The Zurich-based bank is believed to be the latest to bend to Washington’s demands to release names of staff who could have helped clients avoid paying tax in the United States, Le Temps newspaper said.
In addition to providing personal information about staff to the US tax authorities, Baer is said to have made available personal documents, emails and details of telephone calls.
The data concerns current and former staff, as well as outside contractors, the report added.
It cites as its source lawyer Douglas Hornung, the legal representative of a former HSBC executive whose name was one of more than 1,000 given to the US tax office.
Referring to “three different sources” in his open letter to Swiss president Eveline Widmer-Schlumpf, Hornung writes that Bär “gave more than 2,500 dossiers to the US, and that HSBC had handed over approximately 1,100”, violating Switzerland’s federal law on data protection.

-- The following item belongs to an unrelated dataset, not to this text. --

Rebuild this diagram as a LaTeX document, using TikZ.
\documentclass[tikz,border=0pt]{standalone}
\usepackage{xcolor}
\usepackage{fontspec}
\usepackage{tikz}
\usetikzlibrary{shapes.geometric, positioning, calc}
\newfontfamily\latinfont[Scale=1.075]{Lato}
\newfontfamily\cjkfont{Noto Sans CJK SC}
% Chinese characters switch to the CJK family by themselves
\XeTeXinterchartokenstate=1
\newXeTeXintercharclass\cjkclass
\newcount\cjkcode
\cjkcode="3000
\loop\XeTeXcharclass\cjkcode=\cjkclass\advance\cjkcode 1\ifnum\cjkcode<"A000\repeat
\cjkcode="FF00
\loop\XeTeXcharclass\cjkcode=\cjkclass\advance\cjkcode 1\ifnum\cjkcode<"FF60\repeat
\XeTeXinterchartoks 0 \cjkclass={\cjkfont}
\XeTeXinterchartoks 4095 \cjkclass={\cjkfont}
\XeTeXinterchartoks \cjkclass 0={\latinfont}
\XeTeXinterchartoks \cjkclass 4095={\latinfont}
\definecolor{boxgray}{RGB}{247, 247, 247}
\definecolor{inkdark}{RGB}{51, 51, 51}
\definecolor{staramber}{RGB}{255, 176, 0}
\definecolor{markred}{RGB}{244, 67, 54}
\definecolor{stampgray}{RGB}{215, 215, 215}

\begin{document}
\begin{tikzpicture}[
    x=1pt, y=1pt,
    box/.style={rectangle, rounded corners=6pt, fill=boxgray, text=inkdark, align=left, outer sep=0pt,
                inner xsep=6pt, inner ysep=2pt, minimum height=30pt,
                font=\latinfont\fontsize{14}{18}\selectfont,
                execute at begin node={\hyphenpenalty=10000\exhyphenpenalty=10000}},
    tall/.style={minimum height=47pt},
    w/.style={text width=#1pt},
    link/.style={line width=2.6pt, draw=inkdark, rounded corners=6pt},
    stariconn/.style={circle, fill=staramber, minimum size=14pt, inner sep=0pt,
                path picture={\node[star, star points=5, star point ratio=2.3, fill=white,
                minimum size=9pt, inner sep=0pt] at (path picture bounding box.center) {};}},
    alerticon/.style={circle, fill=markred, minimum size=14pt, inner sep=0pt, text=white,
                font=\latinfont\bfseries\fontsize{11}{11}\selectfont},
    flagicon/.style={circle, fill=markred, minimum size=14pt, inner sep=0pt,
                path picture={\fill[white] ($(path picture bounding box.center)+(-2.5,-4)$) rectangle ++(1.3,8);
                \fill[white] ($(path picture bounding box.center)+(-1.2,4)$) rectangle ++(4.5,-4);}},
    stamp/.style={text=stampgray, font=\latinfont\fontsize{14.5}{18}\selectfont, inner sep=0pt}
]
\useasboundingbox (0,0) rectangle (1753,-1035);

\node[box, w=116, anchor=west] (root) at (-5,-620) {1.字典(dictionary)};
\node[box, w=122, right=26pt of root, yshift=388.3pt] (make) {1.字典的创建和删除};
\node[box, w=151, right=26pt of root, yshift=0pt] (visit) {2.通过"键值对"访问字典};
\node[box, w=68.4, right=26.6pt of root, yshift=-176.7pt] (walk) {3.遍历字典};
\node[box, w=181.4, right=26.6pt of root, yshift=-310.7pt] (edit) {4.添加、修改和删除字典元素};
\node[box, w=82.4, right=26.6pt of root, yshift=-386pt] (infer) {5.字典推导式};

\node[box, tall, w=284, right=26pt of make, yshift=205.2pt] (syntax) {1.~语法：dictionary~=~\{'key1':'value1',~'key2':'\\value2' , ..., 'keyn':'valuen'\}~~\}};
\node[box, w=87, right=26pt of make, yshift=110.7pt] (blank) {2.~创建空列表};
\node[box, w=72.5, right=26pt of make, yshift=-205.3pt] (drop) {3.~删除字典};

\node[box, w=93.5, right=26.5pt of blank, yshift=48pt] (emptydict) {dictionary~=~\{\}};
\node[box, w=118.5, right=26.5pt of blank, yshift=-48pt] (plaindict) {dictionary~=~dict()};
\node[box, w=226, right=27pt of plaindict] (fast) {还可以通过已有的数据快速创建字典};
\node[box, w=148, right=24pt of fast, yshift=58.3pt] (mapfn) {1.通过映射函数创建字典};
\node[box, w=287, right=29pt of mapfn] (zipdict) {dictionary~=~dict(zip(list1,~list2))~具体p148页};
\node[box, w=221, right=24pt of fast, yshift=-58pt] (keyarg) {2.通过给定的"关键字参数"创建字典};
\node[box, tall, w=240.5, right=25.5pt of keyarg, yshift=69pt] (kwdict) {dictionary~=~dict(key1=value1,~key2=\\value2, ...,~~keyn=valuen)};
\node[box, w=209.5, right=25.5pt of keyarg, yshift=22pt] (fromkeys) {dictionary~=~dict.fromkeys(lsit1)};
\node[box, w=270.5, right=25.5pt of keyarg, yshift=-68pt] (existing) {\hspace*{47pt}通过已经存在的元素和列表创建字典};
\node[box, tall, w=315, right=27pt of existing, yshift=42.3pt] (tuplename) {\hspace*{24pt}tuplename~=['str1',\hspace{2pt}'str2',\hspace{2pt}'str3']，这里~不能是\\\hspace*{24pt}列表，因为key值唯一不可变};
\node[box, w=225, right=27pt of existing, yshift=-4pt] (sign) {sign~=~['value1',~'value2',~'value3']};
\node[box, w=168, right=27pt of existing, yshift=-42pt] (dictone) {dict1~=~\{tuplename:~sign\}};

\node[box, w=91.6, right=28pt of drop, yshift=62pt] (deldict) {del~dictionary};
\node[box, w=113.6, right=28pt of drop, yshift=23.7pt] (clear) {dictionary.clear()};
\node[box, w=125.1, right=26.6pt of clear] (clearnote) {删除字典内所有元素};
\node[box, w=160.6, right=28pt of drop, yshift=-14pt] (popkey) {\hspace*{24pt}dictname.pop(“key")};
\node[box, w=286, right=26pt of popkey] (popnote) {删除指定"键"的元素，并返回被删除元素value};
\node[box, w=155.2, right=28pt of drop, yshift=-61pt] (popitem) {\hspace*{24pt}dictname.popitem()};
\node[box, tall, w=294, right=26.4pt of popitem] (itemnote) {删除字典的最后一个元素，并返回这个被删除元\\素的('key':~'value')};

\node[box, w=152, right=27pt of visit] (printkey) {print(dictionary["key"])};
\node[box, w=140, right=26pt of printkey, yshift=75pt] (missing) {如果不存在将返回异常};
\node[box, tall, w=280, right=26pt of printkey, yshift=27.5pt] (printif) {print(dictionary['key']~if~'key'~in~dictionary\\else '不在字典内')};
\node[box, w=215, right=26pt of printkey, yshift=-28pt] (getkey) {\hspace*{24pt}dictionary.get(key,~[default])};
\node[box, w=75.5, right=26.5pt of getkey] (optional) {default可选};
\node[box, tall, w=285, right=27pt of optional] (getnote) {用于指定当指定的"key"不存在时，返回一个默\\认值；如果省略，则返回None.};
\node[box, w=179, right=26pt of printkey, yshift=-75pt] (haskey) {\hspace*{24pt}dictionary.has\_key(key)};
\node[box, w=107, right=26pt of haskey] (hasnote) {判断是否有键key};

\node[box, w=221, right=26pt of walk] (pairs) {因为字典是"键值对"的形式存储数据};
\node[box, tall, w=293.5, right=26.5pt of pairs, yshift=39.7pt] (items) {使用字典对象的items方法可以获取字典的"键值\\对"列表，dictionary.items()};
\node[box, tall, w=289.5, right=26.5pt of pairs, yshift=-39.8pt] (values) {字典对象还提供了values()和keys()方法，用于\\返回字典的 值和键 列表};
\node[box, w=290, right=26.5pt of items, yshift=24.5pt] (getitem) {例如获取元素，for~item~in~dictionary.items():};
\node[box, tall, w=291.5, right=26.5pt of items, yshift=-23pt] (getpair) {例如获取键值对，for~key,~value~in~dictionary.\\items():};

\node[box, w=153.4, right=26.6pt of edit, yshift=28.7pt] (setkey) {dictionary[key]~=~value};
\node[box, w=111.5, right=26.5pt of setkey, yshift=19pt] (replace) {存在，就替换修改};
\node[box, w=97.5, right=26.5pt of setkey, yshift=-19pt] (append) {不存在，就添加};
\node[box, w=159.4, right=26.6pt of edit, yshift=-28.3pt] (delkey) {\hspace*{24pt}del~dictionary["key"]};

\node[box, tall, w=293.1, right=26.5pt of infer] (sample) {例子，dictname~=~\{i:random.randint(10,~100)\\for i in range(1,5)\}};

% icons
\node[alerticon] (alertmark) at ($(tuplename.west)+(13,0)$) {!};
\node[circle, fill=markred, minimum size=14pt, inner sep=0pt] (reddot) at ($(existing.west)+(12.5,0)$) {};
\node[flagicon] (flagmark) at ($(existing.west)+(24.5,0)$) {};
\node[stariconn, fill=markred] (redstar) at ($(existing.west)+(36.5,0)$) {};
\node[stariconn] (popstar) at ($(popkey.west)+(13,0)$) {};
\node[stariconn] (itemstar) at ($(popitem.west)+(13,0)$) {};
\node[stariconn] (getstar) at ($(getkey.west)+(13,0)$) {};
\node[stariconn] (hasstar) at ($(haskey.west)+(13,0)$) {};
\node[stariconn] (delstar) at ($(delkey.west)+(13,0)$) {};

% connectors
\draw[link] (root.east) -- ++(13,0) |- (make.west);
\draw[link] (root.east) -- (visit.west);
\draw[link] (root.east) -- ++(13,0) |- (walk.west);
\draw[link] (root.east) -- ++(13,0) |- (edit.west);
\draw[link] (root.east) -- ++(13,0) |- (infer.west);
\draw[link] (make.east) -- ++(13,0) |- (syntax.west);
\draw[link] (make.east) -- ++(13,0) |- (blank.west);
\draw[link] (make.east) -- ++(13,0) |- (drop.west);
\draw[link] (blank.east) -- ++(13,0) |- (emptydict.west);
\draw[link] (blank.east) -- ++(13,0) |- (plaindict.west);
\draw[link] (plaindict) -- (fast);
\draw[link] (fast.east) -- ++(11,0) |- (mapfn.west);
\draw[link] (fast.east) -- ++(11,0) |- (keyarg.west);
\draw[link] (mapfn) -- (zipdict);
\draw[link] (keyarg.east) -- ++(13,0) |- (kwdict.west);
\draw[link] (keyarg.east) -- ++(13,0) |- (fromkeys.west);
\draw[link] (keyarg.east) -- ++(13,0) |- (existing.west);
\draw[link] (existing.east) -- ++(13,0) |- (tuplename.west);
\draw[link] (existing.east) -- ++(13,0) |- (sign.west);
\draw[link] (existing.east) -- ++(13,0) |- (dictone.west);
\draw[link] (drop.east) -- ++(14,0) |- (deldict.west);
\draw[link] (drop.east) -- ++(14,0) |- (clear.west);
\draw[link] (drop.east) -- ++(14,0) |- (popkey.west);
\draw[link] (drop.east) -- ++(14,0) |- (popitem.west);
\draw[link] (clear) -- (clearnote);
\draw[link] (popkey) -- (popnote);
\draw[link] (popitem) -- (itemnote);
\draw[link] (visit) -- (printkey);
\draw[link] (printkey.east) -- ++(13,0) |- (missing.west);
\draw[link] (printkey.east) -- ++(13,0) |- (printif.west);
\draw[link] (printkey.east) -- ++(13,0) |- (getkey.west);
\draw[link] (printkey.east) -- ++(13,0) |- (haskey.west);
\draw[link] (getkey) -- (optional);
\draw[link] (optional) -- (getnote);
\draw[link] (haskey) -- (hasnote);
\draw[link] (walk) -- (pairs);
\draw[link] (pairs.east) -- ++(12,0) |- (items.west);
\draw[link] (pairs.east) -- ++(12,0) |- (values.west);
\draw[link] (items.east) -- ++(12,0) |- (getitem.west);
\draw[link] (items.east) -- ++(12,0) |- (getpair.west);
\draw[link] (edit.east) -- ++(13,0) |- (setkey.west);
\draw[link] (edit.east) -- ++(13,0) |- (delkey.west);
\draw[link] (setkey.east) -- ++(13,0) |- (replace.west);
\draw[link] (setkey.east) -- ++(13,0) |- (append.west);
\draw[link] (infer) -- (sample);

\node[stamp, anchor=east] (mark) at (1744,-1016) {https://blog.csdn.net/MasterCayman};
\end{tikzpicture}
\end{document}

That brings the total number of names handed over by the 11 banks in Washington’s sights to 10,000, Hornung claims.
President Widmer-Schlumpf, who is also the country’s finance minister, recently announced that she hoped to come to a “global solution” on the issue “this year”.
The banks are: Credit Suisse, Julius Bär, Wegelin, Banque cantonale de Zurich (ZKB), la Banque cantonale de Bale (BKB), Neue Zürcher Bank (NZB), HSBC, LLB, in addition to the Israeli banks Leumi, Hapoalim and Mizrahi.